Tornando al mio 2016 sfrontato è pericoloso, ho iniziato con una carrellata intrigante ma meno azzardata di banane e gorgonzola: Feta greca, spinacini crudi, lenticchie rosse, lime, pepe rosa, semi di sesamo, vermicelli di riso, mele Steiman, miso di orzo, soia, miele di castagno e uova di quaglia. C’erano anche molti altri alimenti in gara, ma non si sono classificati per questo giro e dovranno aspettare. Il vincitore? Feta greca con miele di castagno e pane ai cinque cereali. Delizioso con e senza tostatura del pane. Non ci credete? Provate. Il sale è l’elemento distintivo della feta, ma credo funzioni da catalizzatore per il miele di castagno, che esalta a sufficienza da rendere il sapore finale davvero molto gradevole.La medaglia d’argento è andata all’insalata di spinacini con semi di sesamo tostati, bacche di pepe rosa, vinaigrette di olio e succo di lime e mele Steiman a dadini. Carina da vedere e gradevole da mangiare, ma sul fronte insalate bizzarre si può fare (e ho fatto) di meglio. Medaglia di bronzo alle uova di quaglia con fondo bruno di miso d’orzo: alla fine sono un piatto quasi normale, l’accostamento spericolato quasi non si nota.Che ne ho fatto dei vermicelli di riso? Per ora niente. Mi vengono in mente solo cose normali e continuo a rimandare il loro salto in padella. In fin dei conti, ho ancora un anno per pensarci.

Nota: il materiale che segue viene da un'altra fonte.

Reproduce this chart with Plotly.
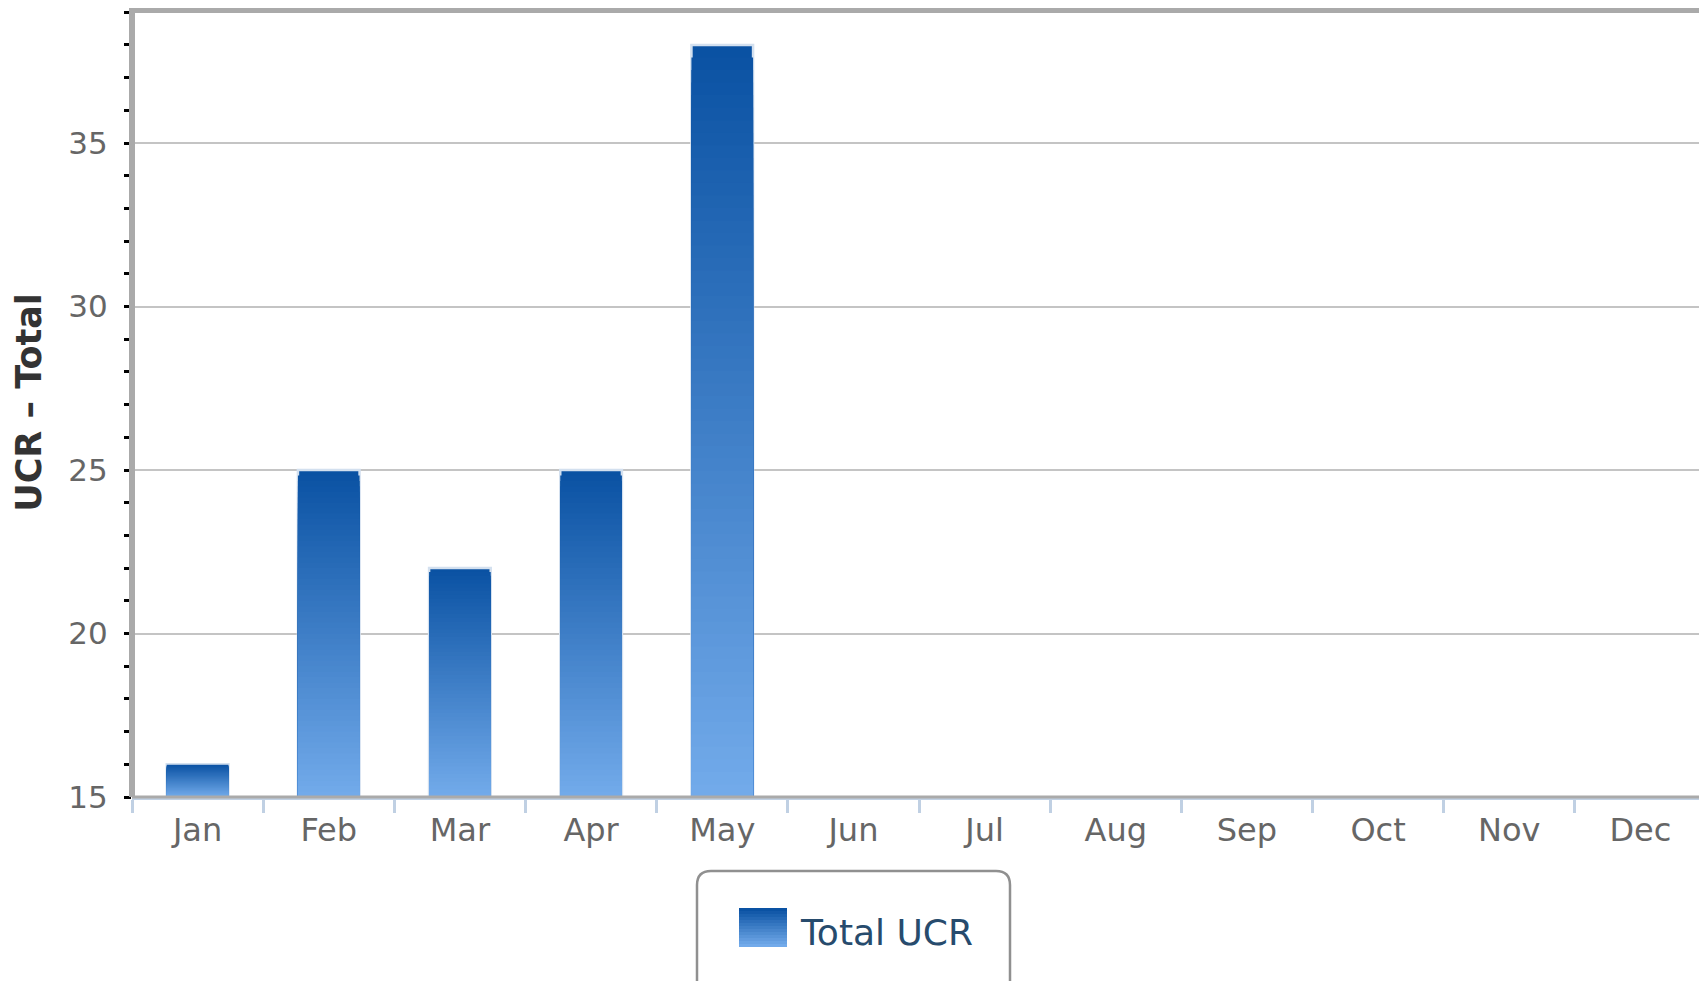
import plotly.graph_objects as go

months = ["Jan", "Feb", "Mar", "Apr", "May", "Jun", "Jul", "Aug", "Sep", "Oct", "Nov", "Dec"]
total_ucr = [16, 25, 22, 25, 38, None, None, None, None, None, None, None]
y_ticks = [15, 20, 25, 30, 35]
series_name = "Total UCR"
y_title = "UCR – Total"

Y_MIN, Y_MAX = 15, 39.13
TOP_RGB = (10, 82, 163)
BOT_RGB = (114, 170, 234)
N_STEPS = 60

# figure is placed by the page at (8, 8)
W, H = 1699, 973
ML, MR, MT, MB = 124, 1, 0, 184
PW, PH = W - ML - MR, H - MT - MB


def px_x(x):
    return (x - ML) / PW


def px_y(y):
    return (H - MB - y) / PH


def grad_col(t):
    return "rgb(%d,%d,%d)" % tuple(round(TOP_RGB[i] + (BOT_RGB[i] - TOP_RGB[i]) * t) for i in range(3))


fig = go.Figure()

# main bar trace (legend entry); its own colour is hidden under the gradient
fig.add_trace(go.Bar(
    x=months, y=total_ucr, name=series_name,
    marker=dict(color="rgba(0,0,0,0)", line=dict(width=0)),
    showlegend=True, hoverinfo="x+y",
))

# gradient fill: overlaid bars, tallest (darkest) first
for k in range(N_STEPS):
    frac = (N_STEPS - k) / N_STEPS
    ys = [None if v is None else Y_MIN + (v - Y_MIN) * frac for v in total_ucr]
    line = dict(color="#d3e0ef", width=2.5) if k == 0 else dict(width=0)
    fig.add_trace(go.Bar(
        x=months, y=ys, marker=dict(color=grad_col(k / (N_STEPS - 1)), line=line),
        showlegend=False, hoverinfo="skip",
    ))

fig.update_layout(
    width=W, height=H,
    margin=dict(l=ML, r=MR, t=MT, b=MB),
    paper_bgcolor="white", plot_bgcolor="white",
    barmode="overlay", bargap=0.53,
    font=dict(family="DejaVu Sans", color="#666666"),
    showlegend=True,
    legend=dict(
        orientation="h", x=px_x(723), xanchor="left", y=px_y(893), yanchor="top",
        font=dict(size=36, color="#274b6d"),
        bgcolor="rgba(0,0,0,0)", borderwidth=0,
        itemwidth=60,
    ),
)

fig.update_yaxes(
    range=[Y_MIN, Y_MAX], tickvals=y_ticks, automargin=False,
    showgrid=True, gridcolor="#c4c4c4", gridwidth=2,
    showline=False,
    ticks="outside", ticklen=7, tickwidth=3, tickcolor="#000000",
    minor=dict(dtick=1, ticks="outside", ticklen=7, tickwidth=3, tickcolor="#000000", showgrid=False),
    tickfont=dict(size=31, color="#666666"),
    ticklabelstandoff=10,
    title=dict(text=y_title, font=dict(size=35, color="#333333", family="DejaVu Sans", weight="bold"), standoff=16),
    zeroline=False, fixedrange=True,
)
fig.update_xaxes(
    type="category", categoryorder="array", categoryarray=months, automargin=False,
    showgrid=False,
    showline=True, linecolor="#c0d0e3", linewidth=3,
    ticks="outside", tickson="boundaries", ticklen=13, tickwidth=3, tickcolor="#c0d0e3",
    tickfont=dict(size=32, color="#666666"),
    ticklabelstandoff=3,
    fixedrange=True,
)

# frame: thick grey left and top edges, grey bottom edge, thin right edge
fig.add_shape(type="line", xref="paper", yref="paper", x0=0, x1=1, y0=1 - 2 / PH, y1=1 - 2 / PH,
              line=dict(color="#aaaaaa", width=6), layer="above")
fig.add_shape(type="line", xref="paper", yref="paper", x0=0, x1=1, y0=0, y1=0,
              line=dict(color="#aaaaaa", width=3), layer="above")
fig.add_shape(type="line", xref="paper", yref="paper", x0=0, x1=0, y0=0, y1=1,
              line=dict(color="#aaaaaa", width=6), layer="above")
fig.add_shape(type="line", xref="paper", yref="paper", x0=1, x1=1, y0=0, y1=1,
              line=dict(color="#cccccc", width=2), layer="above")

# rounded legend box
x0p, x1p = px_x(689), px_x(1002)
y0p, y1p = px_y(863), px_y(1010)
rx, ry = 14 / PW, 14 / PH
path = (f"M {x0p+rx},{y0p} L {x1p-rx},{y0p} Q {x1p},{y0p} {x1p},{y0p-ry} "
        f"L {x1p},{y1p+ry} Q {x1p},{y1p} {x1p-rx},{y1p} L {x0p+rx},{y1p} "
        f"Q {x0p},{y1p} {x0p},{y1p+ry} L {x0p},{y0p-ry} Q {x0p},{y0p} {x0p+rx},{y0p} Z")
fig.add_shape(type="path", xref="paper", yref="paper", path=path,
              line=dict(color="#909090", width=2.5), fillcolor="rgba(0,0,0,0)")

# large gradient legend swatch
SW_X0, SW_X1, SW_Y0, SW_Y1 = 731, 779, 900, 939
n_sw = 13
for i in range(n_sw):
    ya = SW_Y0 + (SW_Y1 - SW_Y0) * i / n_sw
    yb = SW_Y0 + (SW_Y1 - SW_Y0) * (i + 1) / n_sw
    fig.add_shape(type="rect", xref="paper", yref="paper",
                  x0=px_x(SW_X0), x1=px_x(SW_X1), y0=px_y(ya), y1=px_y(yb),
                  line=dict(width=0), fillcolor=grad_col(i / (n_sw - 1)))

fig.write_html("out.html")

LA RICETTA Dopo aver maltrattato le banane con il gorgonzola al mascarpone ho solo un modo per farmi perdonare, il dessert dei giorni neri, quando l’obiettivo da raggiungere è far esplodere il conta-calorie. Per preparare un’eccellente banana split, prendete una banana matura ma non spappolata, tagliatela longitudinalmente e disponete le due metà in un piatto da dolci o in una piccola pirofila da forno con i bordi alti: servono a contenere al meglio il cioccolato caldo. Al centro dell’ovale composto dalle due metà di banana mettete una pallina di gelato alla crema o al Buontalenti o fior di latte e ricoprite il tutto con cioccolato fondente caldo e piuttosto denso, un’abbondante cucchiaiata di panna montata fresca, una spolverata di noccioline tritate e due cialde croccanti per accompagnare. Se siete in vena di esagerare, qualche goccia di sciroppo di acero o di agave sopra le noccioline tostate. Non fatevi le analisi del sangue per almeno una settimana dopo aver mangiat o questa banana split: il risultato del colesterolo è falsato!